For a lot of us who monitor the indie music world, it would be possible for Dwight Yoakam's Three Pears to get lost in the shuffle of excellent September releases - but that would be a shame. There's still nothing like a Dwight Yoakam album... has it really been 26 years since Guitars, Cadillacs, Etc. Etc.? More to the point, seven years since Blame the Vain, his last studio album full of Yoakam songs?
First question, to get to the point: is it worth the wait? The answer is an unqualified hell yes. The quality is, as always, excellent. Yoakam leaves no detail to chance - but the music never sounds overly "produced" - there's always an edge. Here's a live performance of the title cut, co-written with fellow celebrity and country convert Kid Rock:
Yoakam said he was sitting on that song for years and years, and had a thought to reach out to Kid Rock to see if he'd help finish it. It's not surprising that Yoakam had a song that another songwriter could help him finish in one sittting. There is nobody else who inhabits so fully the place where good country and good rock music meet...really, the place where both of them started out together in the 40's and 50's, and incorporates all the best features of both.
Check out "Rock It All Away" - a combination of Yoakam's pitch-perfect country vocals, a strong rhythm section and what sounds to me, like a very well-done reprise of the Velvet Underground "Sweet Jane" guitar lick:
On "Dim Lights, Thick Smoke" (a 50 year old Bakersfield guitar rave-up originally done by Joe and Rose Lee Maphis - if interested, check it out here), Dwight and his band really, really let go -
Apparently, it has been a live Yoakam choice for a while, which makes sense. But on the record, they really rock out, and let loose with a scream reminiscent of Bob Weir's in "St. Stephen". The scream reminded me of a time I saw Yoakam in concert, and he was introducing his version of "Some Dark Holler": "We're gonna do an old song I've known a long time. Heard it on my grandma's radio. A lot of people done it. The Grateful Dead done it. But we ain't gonna do it the way the Dead done it."
And yet, of course, Yoakam's a part of the California music scene in every meaningful way - not only has he covered the Dead and recorded songs they also recorded, but he got his start playing with California punk, rockabilly and rock bands... after giving himself a musical education in the Bakersfield style of country music.

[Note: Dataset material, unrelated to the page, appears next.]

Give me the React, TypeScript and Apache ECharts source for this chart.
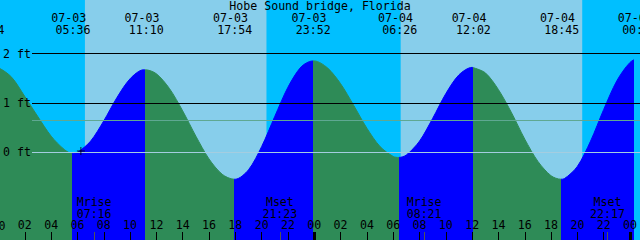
import React, { useEffect, useRef } from 'react';
import * as echarts from 'echarts';

// ---------- data ----------
const TITLE = 'Hobe Sound bridge, Florida';

// high / low tide events
const tideEventDates = ['07-02', '07-03', '07-03', '07-03', '07-03', '07-04', '07-04', '07-04', '07-05'];
const tideEventTimes = ['23:04', '05:36', '11:10', '17:54', '23:52', '06:26', '12:02', '18:45', '00:40'];
const tideEventKinds = ['H', 'L', 'H', 'L', 'H', 'L', 'H', 'L', 'H'];

// tide curve (hours from 07-03 00:00, feet)
const tideHours = [
  -1, -0.93, 0, 1, 2, 3, 4, 5, 5.6,
  6, 7, 8, 9, 10, 11, 11.17,
  12, 13, 14, 15, 16, 17, 17.9,
  18, 19, 20, 21, 22, 23, 23.87,
  24, 25, 26, 27, 28, 29, 30, 30.43,
  31, 32, 33, 34, 35, 36, 36.03,
  37, 38, 39, 40, 41, 42, 42.75,
  43, 44, 45, 46, 47, 48, 48.67, 49,
];
const tideFeet = [
  1.76, 1.76, 1.71, 1.52, 1.13, 0.72, 0.33, 0.06, -0.02,
  0.0, 0.23, 0.64, 1.11, 1.49, 1.67, 1.67,
  1.59, 1.29, 0.84, 0.33, -0.13, -0.44, -0.54,
  -0.54, -0.35, 0.12, 0.73, 1.32, 1.73, 1.85,
  1.85, 1.71, 1.39, 0.95, 0.49, 0.12, -0.08, -0.1,
  -0.05, 0.23, 0.69, 1.19, 1.57, 1.72, 1.72,
  1.61, 1.27, 0.8, 0.27, -0.18, -0.47, -0.54,
  -0.53, -0.28, 0.23, 0.87, 1.45, 1.82, 1.9, 1.88,
];

// sun
const sunDates = ['07-03', '07-04'];
const sunriseTimes = ['06:34', '06:34'];
const sunsetTimes = ['20:22', '20:22'];

// moon
const moonDates = ['07-03', '07-03', '07-04', '07-04'];
const moonTimes = ['07:16', '21:23', '08:21', '22:17'];
const moonKinds = ['Mrise', 'Mset', 'Mrise', 'Mset'];

// day boundaries
const dayStarts = ['07-04', '07-05'];

// axis ticks / labels
const hourTicks = [0, 2, 4, 6, 8, 10, 12, 14, 16, 18, 20, 22, 24, 26, 28, 30, 32, 34, 36, 38, 40, 42, 44, 46, 48];
const depthLabels = [0, 1, 2];
const blackDepthLines = [1, 2];
const datumLevel = 0;
const mslLevel = 0.65;
const plusMark = [6.26, 0.03];

// ---------- styling ----------
const NIGHT = '#00BFFF';
const DAY = '#87CEEB';
const FLOOD = '#0000FF';
const EBB = '#2E8B57';
const FONT = 'DejaVu Sans Mono';
const FS = 11.6;
const X_MIN = 0.1875;
const X_MAX = 48.1875;

function toHours(date: string, time: string): number {
  const day = parseInt(date.slice(3), 10) - 3;
  const [hh, mm] = time.split(':').map(Number);
  return day * 24 + hh + mm / 60;
}

const hourText = (v: number) => String(Math.round(v) % 24).padStart(2, '0');

export default function App() {
  const ref = useRef<HTMLDivElement>(null);

  useEffect(() => {
    const chart = echarts.init(ref.current!, null, { renderer: 'svg' });

    const ev = tideEventDates.map((d, i) => ({
      t: toHours(d, tideEventTimes[i]),
      date: d,
      time: tideEventTimes[i],
      kind: tideEventKinds[i],
    }));

    const pieces: any[] = [];
    pieces.push({ lt: ev[0].t, color: ev[0].kind === 'H' ? FLOOD : EBB });
    for (let i = 0; i < ev.length - 1; i++) {
      pieces.push({ gte: ev[i].t, lt: ev[i + 1].t, color: ev[i].kind === 'L' ? FLOOD : EBB });
    }
    pieces.push({ gte: ev[ev.length - 1].t, color: ev[ev.length - 1].kind === 'L' ? FLOOD : EBB });

    const dayAreas = sunDates.map((d, i) => [
      { xAxis: toHours(d, sunriseTimes[i]) },
      { xAxis: toHours(d, sunsetTimes[i]) },
    ]);

    const labelPoints: any[] = [];
    ev.forEach((e) => {
      labelPoints.push({ xAxis: e.t, y: 17.7, label: { formatter: e.date, offset: [-3.5, 0] } });
      labelPoints.push({ xAxis: e.t, y: 30, label: { formatter: e.time, offset: [0.8, 0] } });
    });
    moonDates.forEach((d, i) => {
      labelPoints.push({
        xAxis: toHours(d, moonTimes[i]),
        y: 208,
        label: { formatter: moonKinds[i] + '\n' + moonTimes[i] },
      });
    });
    // hour labels that fall just outside the axis extent (partly visible at the edge)
    hourTicks
      .filter((h) => h < X_MIN || h > X_MAX)
      .forEach((h) => {
        labelPoints.push({ xAxis: h, y: 225.5, label: { formatter: hourText(h) } });
      });

    const overlayLines: any[] = [
      [
        { x: 32, yAxis: datumLevel, lineStyle: { color: '#a4cde0', width: 1, type: 'solid' } },
        { x: 640, yAxis: datumLevel },
      ],
      [
        { x: 32, yAxis: mslLevel, lineStyle: { color: '#5fa892', width: 1, type: 'solid' } },
        { x: 640, yAxis: mslLevel },
      ],
    ];
    dayStarts.forEach((d) => {
      const t = toHours(d, '00:00');
      overlayLines.push([
        { xAxis: t, y: 232, lineStyle: { color: '#000', width: 3, type: 'solid' } },
        { xAxis: t, y: 240 },
      ]);
    });
    moonDates.forEach((d, i) => {
      const t = toHours(d, moonTimes[i]);
      overlayLines.push([
        { xAxis: t, y: 232, lineStyle: { color: '#555', width: 1, type: 'solid' } },
        { xAxis: t, y: 240 },
      ]);
    });

    const option: any = {
      animation: false,
      backgroundColor: NIGHT,
      title: {
        text: TITLE,
        left: 'center',
        top: 0,
        padding: 0,
        textStyle: { fontFamily: FONT, fontSize: FS, fontWeight: 'normal', color: '#000', lineHeight: 12 },
      },
      grid: { left: 0, right: 0, top: 0, bottom: 0, containLabel: false },
      xAxis: {
        type: 'value',
        z: 10,
        min: X_MIN,
        max: X_MAX,
        position: 'bottom',
        axisLine: { show: false, onZero: false },
        splitLine: { show: false },
        axisTick: {
          show: true,
          inside: true,
          length: 8,
          customValues: hourTicks,
          lineStyle: { color: '#000', width: 1 },
        },
        axisLabel: {
          show: true,
          inside: true,
          margin: 9,
          customValues: hourTicks,
          showMinLabel: true,
          showMaxLabel: true,
          hideOverlap: false,
          color: '#000',
          fontFamily: FONT,
          fontSize: FS,
          lineHeight: 12,
          formatter: hourText,
        },
      },
      yAxis: {
        type: 'value',
        z: 10,
        min: -1.768,
        max: 3.081,
        axisLine: { show: false, onZero: false },
        axisTick: { show: false },
        splitLine: { show: false },
        axisLabel: {
          show: true,
          inside: true,
          margin: 2,
          customValues: depthLabels,
          color: '#000',
          fontFamily: FONT,
          fontSize: FS,
          formatter: (v: number) => `${v} ft`,
        },
      },
      visualMap: {
        type: 'piecewise',
        show: false,
        dimension: 0,
        seriesIndex: 2,
        pieces,
      },
      series: [
        {
          type: 'line',
          z: 1,
          data: [],
          silent: true,
          markArea: { silent: true, itemStyle: { color: DAY, opacity: 1 }, data: dayAreas },
        },
        {
          type: 'line',
          z: 2,
          data: [],
          silent: true,
          markLine: {
            silent: true,
            symbol: ['none', 'none'],
            label: { show: false },
            lineStyle: { color: '#000', width: 1, type: 'solid' },
            data: blackDepthLines.map((v) => [{ x: 32, yAxis: v }, { x: 640, yAxis: v }]),
          },
        },
        {
          type: 'line',
          z: 3,
          silent: true,
          data: tideHours.map((t, i) => [t, tideFeet[i]]),
          smooth: 0.3,
          showSymbol: false,
          symbol: 'none',
          lineStyle: { width: 1 },
          areaStyle: { opacity: 1, origin: 'start' },
        },
        {
          type: 'line',
          z: 4,
          data: [],
          silent: true,
          markLine: {
            silent: true,
            symbol: ['none', 'none'],
            label: { show: false },
            data: overlayLines,
          },
        },
        {
          type: 'scatter',
          z: 5,
          silent: true,
          data: [plusMark],
          symbol: 'path://M0,5H10M5,0V10',
          symbolSize: 8,
          itemStyle: { color: 'transparent', borderColor: '#000', borderWidth: 1 },
          markPoint: {
            silent: true,
            symbol: 'circle',
            symbolSize: 1,
            itemStyle: { color: 'transparent' },
            label: {
              show: true,
              position: 'inside',
              color: '#000',
              fontFamily: FONT,
              fontSize: FS,
              lineHeight: 12.3,
            },
            data: labelPoints,
          },
        },
      ],
    };

    chart.setOption(option);
    return () => chart.dispose();
  }, []);

  return <div ref={ref} style={{ position: 'fixed', left: 0, top: 0, width: 640, height: 240 }} />;
}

And then there's his new musical compatriot Beck Hansen. Three Pears finds Yoakam paired with Beck, who I've thought of as a bit of a kindred spirit to Yoakam - if you doubt Beck's country bona fides, I urge you to go listen to his duet with Emmylou Harris on "Sin City" on the Gram Parsons tribute album Return of the Grievous Angel, and his cover of "Your Cheatin' Heart" on the Hank Williams tribute Timeless, not to mention his supersad, superslow Sea Change, a feast of sad vocals and guitar reverb.
But here Beck is bringing a razor-sharp pop sensibility that is very much in line with Yoakam's own. This really is a good pairing... Here is "A Heart Like Mine", the song produced by Beck:
Like the best of Yoakam's music, it rocks like a freight train and wails like a hurricane, while featuring pop touches - British invasion backbeat and guitar jangle - worthy of two of the very best craftsmen working in any branch of popular music these days.
There's "Missing Heart" - an absolute overdose of great pedal steel, the playful "Waterfalls", and the title cut, which Yoakam describes as having been inspired by John Lennon.
This is a great record, up there with the best work Yoakam's ever done, which means it's up there with the best work anybody's doing. It's likely to reside near the top of my list at the end of 2012.